Qui la cooperazione è sconosciuta.
«Andai dai pescatori per stimolarli a unirsi e un vecchietto mi disse: Padre le spiego io, “a Briatico na società per essere bona deve essere dispara, ma tri su assai”».
Ma sono stati fatti tentativi in questa zona di costituzione di cooperative?
«Ne sorsero tre, due chiusero subito, una terza sopravvisse perché fondata sulla parentela. All’inizio dicono di sì, però quando agiscono salta fuori quel sottofondo che è più forte di loro. Si litiga prima di scavare fino in fondo».
Al concetto dell’onore si lega il rispetto…
«Chi ha è e chi non ha non è».
Le ricordo l’affermazione di un sociologo americano che segnalò lo scarso senso civico dei calabresi.
«Certamente va combattuto per l’amor di Dio. Ma non è un difetto perché i calabresi non sono colpevoli, sono vittime».
E l’individualismo?
«È la stessa cosa. Ma quando sono stati liberi di fare qualche iniziativa? Dipendevano tutto dai feudatari. Di contro il calore umano, l’amicizia, sono cose meravigliose».
Ma il familismo…
«Come potevano rifugiarsi? Da chi? Certo, è un difetto molto grosso, ma non dimentichiamo che le esperienze fatte al Nord hanno mille anni…».

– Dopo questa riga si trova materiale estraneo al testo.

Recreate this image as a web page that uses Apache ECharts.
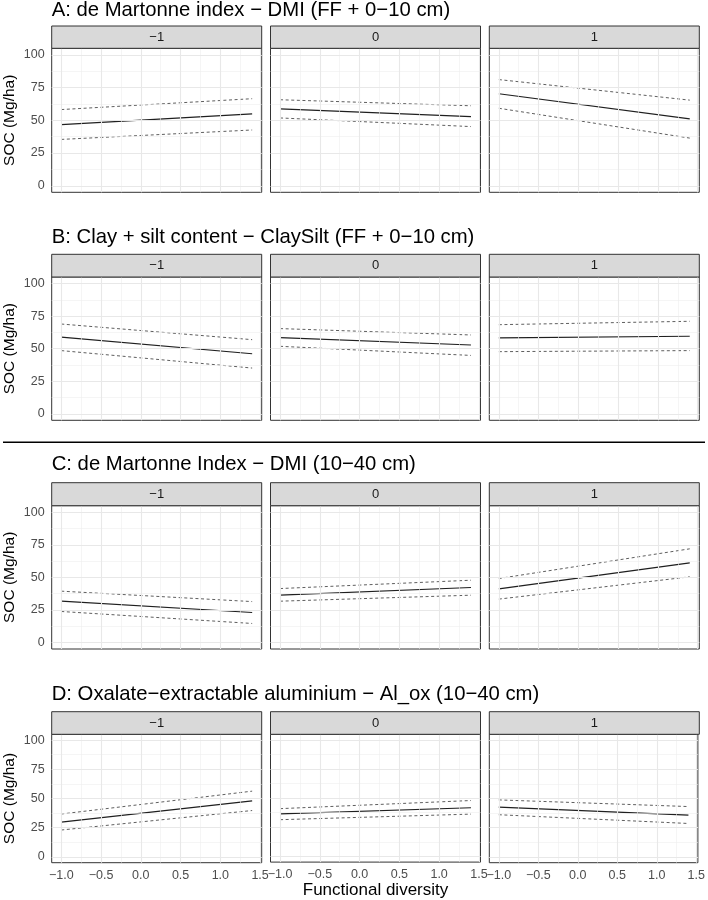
<!DOCTYPE html>
<html>
<head>
<meta charset="utf-8">
<script src="https://cdn.jsdelivr.net/npm/echarts@6/dist/echarts.min.js"></script>
<style>
  html, body { margin: 0; padding: 0; background: #ffffff; }
  #chart { width: 708px; height: 900px; }
</style>
</head>
<body>
<div id="chart"></div>
<script>
// ---------------- DATA ----------------
const rowTitles = [
  'A: de Martonne index \u2212 DMI (FF + 0\u221210 cm)',
  'B: Clay + silt content \u2212 ClaySilt (FF + 0\u221210 cm)',
  'C: de Martonne Index \u2212 DMI (10\u221240 cm)',
  'D: Oxalate\u2212extractable aluminium \u2212 Al_ox (10\u221240 cm)'
];
const facetLabels = ['\u22121', '0', '1'];
const xPoints = [-1.0, 1.4];               // functional diversity at line ends
const xTicks = [-1.0, -0.5, 0.0, 0.5, 1.0, 1.5];
const xMinorTicks = [-0.75, -0.25, 0.25, 0.75, 1.25];
const yTicks = [0, 25, 50, 75, 100];
const yMinorTicks = [12.5, 37.5, 62.5, 87.5];
const yAxisTitle = 'SOC (Mg/ha)';
const xAxisTitle = 'Functional diversity';

// fitted SOC at x = -1 and x = 1.4, per facet (-1, 0, 1)
const fitA   = [[46.7, 54.9], [58.8, 52.8], [70.3, 51.1]];
const upperA = [[58.2, 66.5], [65.7, 61.1], [81.1, 65.4]];
const lowerA = [[35.4, 42.6], [51.8, 45.2], [59.2, 36.4]];

const fitB   = [[58.9, 46.1], [58.4, 52.8], [58.2, 59.5]];
const upperB = [[68.9, 56.9], [65.4, 60.5], [68.4, 71.0]];
const lowerB = [[48.5, 35.1], [51.8, 44.8], [47.7, 48.5]];

const fitC   = [[31.7, 23.0], [36.3, 42.2], [41.2, 61.1]];
const upperC = [[39.4, 31.4], [41.4, 47.8], [49.1, 71.9]];
const lowerC = [[23.8, 14.6], [31.7, 36.3], [33.3, 50.4]];

const fitD   = [[29.8, 48.0], [36.5, 41.8], [42.6, 35.8]];
const upperD = [[36.7, 56.3], [41.0, 48.0], [48.8, 43.1]];
const lowerD = [[23.0, 39.7], [31.5, 36.3], [36.1, 28.6]];

const fits   = [fitA, fitB, fitC, fitD];
const uppers = [upperA, upperB, upperC, upperD];
const lowers = [lowerA, lowerB, lowerC, lowerD];

// ---------------- LAYOUT ----------------
const FONT = '"Liberation Sans", Arial, Helvetica, sans-serif';
const colLeft = [51.7, 270.5, 489.3];
const colWidth = 210;
const rows = [
  { titleC: 10.0,  stripTop: 26.0,  plotTop: 48.3,  plotBottom: 192.3 },
  { titleC: 236.7, stripTop: 254.3, plotTop: 277.0, plotBottom: 420.3 },
  { titleC: 463.5, stripTop: 482.7, plotTop: 505.7, plotBottom: 649.0 },
  { titleC: 693.3, stripTop: 711.7, plotTop: 734.3, plotBottom: 862.7 }
];
const X_MIN = -1.12, X_MAX = 1.52, Y_MIN = -5, Y_MAX = 105;
const TITLE_SIZE = 20.3;

const fmtX = v => v.toFixed(1).replace('-', '\u2212');

const grids = [], xAxes = [], yAxes = [], series = [], titles = [], graphics = [];

rows.forEach((row, r) => {
  titles.push({
    text: rowTitles[r],
    left: colLeft[0],
    top: row.titleC - TITLE_SIZE * 0.45,
    padding: 0,
    textStyle: { fontFamily: FONT, fontSize: TITLE_SIZE, fontWeight: 'normal', color: '#000000' }
  });
  for (let c = 0; c < 3; c++) {
    const gi = r * 3 + c;
    const isBottom = r === 3;
    const isLeft = c === 0;
    grids.push({
      left: colLeft[c], top: row.plotTop, width: colWidth, height: row.plotBottom - row.plotTop,
      show: true, backgroundColor: '#ffffff', borderColor: '#333333', borderWidth: 1,
      containLabel: false
    });
    xAxes.push({
      type: 'value', gridIndex: gi, min: X_MIN, max: X_MAX,
      axisLine: { show: false },
      splitLine: { show: false },
      axisTick: { show: isBottom, customValues: xTicks, length: 4, lineStyle: { color: '#333333', width: 1 } },
      axisLabel: {
        show: isBottom, customValues: xTicks, margin: 6,
        formatter: v => fmtX(v),
        fontFamily: FONT, fontSize: 12.5, color: '#4D4D4D'
      },
      name: (isBottom && c === 1) ? xAxisTitle : '',
      nameLocation: 'middle', nameGap: 19,
      nameTextStyle: { fontFamily: FONT, fontSize: 17, color: '#000000' }
    });
    yAxes.push({
      type: 'value', gridIndex: gi, min: Y_MIN, max: Y_MAX,
      axisLine: { show: false },
      splitLine: { show: false },
      axisTick: { show: isLeft, customValues: yTicks, length: 4, lineStyle: { color: '#333333', width: 1 } },
      axisLabel: {
        show: isLeft, customValues: yTicks, margin: 7,
        fontFamily: FONT, fontSize: 12.5, color: '#4D4D4D'
      },
      name: isLeft ? yAxisTitle : '',
      nameLocation: 'middle', nameGap: 34,
      nameTextStyle: { fontFamily: FONT, fontSize: 15.5, color: '#000000' }
    });

    // gridlines (drawn through the axes' scales)
    const minorLines = yMinorTicks.map(v => ({ yAxis: v })).concat(xMinorTicks.map(v => ({ xAxis: v })));
    const majorLines = yTicks.map(v => ({ yAxis: v })).concat(xTicks.map(v => ({ xAxis: v })));
    series.push({
      type: 'line', xAxisIndex: gi, yAxisIndex: gi, data: [], z: 1, silent: true,
      markLine: {
        silent: true, symbol: ['none', 'none'], label: { show: false }, animation: false,
        lineStyle: { color: '#EFEFEF', width: 0.6, type: 'solid' },
        emphasis: { disabled: true },
        data: minorLines
      }
    });
    series.push({
      type: 'line', xAxisIndex: gi, yAxisIndex: gi, data: [], z: 1, silent: true,
      markLine: {
        silent: true, symbol: ['none', 'none'], label: { show: false }, animation: false,
        lineStyle: { color: '#E8E8E8', width: 1.1, type: 'solid' },
        emphasis: { disabled: true },
        data: majorLines
      }
    });

    const mk = (vals) => xPoints.map((x, i) => [x, vals[i]]);
    series.push({
      type: 'line', xAxisIndex: gi, yAxisIndex: gi, z: 3, silent: true,
      showSymbol: false, symbol: 'none',
      lineStyle: { color: '#555555', width: 0.95, type: [3, 2.6] },
      data: mk(uppers[r][c])
    });
    series.push({
      type: 'line', xAxisIndex: gi, yAxisIndex: gi, z: 3, silent: true,
      showSymbol: false, symbol: 'none',
      lineStyle: { color: '#555555', width: 0.95, type: [3, 2.6] },
      data: mk(lowers[r][c])
    });
    series.push({
      type: 'line', xAxisIndex: gi, yAxisIndex: gi, z: 4, silent: true,
      showSymbol: false, symbol: 'none',
      lineStyle: { color: '#1F1F1F', width: 1.2, type: 'solid' },
      data: mk(fits[r][c])
    });

    // facet strip
    graphics.push({
      type: 'rect', silent: true, z: 10,
      shape: { x: colLeft[c], y: row.stripTop, width: colWidth, height: row.plotTop - row.stripTop },
      style: { fill: '#D9D9D9', stroke: '#333333', lineWidth: 1 }
    });
    graphics.push({
      type: 'text', silent: true, z: 11,
      x: colLeft[c] + colWidth / 2, y: (row.stripTop + row.plotTop) / 2,
      style: {
        text: facetLabels[c], fill: '#1A1A1A', font: '13px ' + FONT,
        textAlign: 'center', textVerticalAlign: 'middle'
      }
    });
  }
});

// separator between the FF+0-10 cm and 10-40 cm blocks
graphics.push({
  type: 'line', silent: true, z: 10,
  shape: { x1: 3, y1: 442.3, x2: 705, y2: 442.3 },
  style: { stroke: '#000000', lineWidth: 1.4 }
});

const chart = echarts.init(document.getElementById('chart'), null, { renderer: 'canvas' });
chart.setOption({
  animation: false,
  backgroundColor: '#ffffff',
  title: titles,
  grid: grids,
  xAxis: xAxes,
  yAxis: yAxes,
  series: series,
  graphic: { elements: graphics }
});
</script>
</body>
</html>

Nei flussi migratori alcuni hanno trovato difficoltà a integrarsi nelle nuove residenze. Molti sono diventati leghisti sfegatati.
«La gente cerca sempre di ricostruire nel nuovo luogo in cui va a vivere il suo ambiente naturale. Questo è un limite, ma bisogna capire che l’emigrato istintivamente si comporta così».
Avverte la mancanza di classe dirigente in Calabria?
«Certamente. La politica è totalmente piegata al clientelismo».
Ci sono parole o espressioni che l’hanno particolarmente colpito?
«Mi piace tanto il dialetto calabrese, focu meu, mancu li cani. Ma tre parole non le ho mica ancora capite. Quando uno mi dice no è senz’altro no, ma quando si dice sì cosa vuole dire sì? Si può capire? E poi quando si dice domani, quand’è che arriva domani? Passa un mese e ancora non è arrivato domani. E poi quando mi dicono non si preoccupi, allora mi fate proprio preoccupare».
Filosofia di vita, roba da levantini.
«Mah…».
Tutti colpevoli, tutti innocenti. E la Chiesa?
«Anche i preti sono figli del loro ambiente. Pio X che era un veneto, inviava in Calabria vescovi forestieri; ma Giovanni XXIII voleva fare cardinale un prete lucano, don Giuseppe De Luca che è stato il più grande studioso della pietà popolare».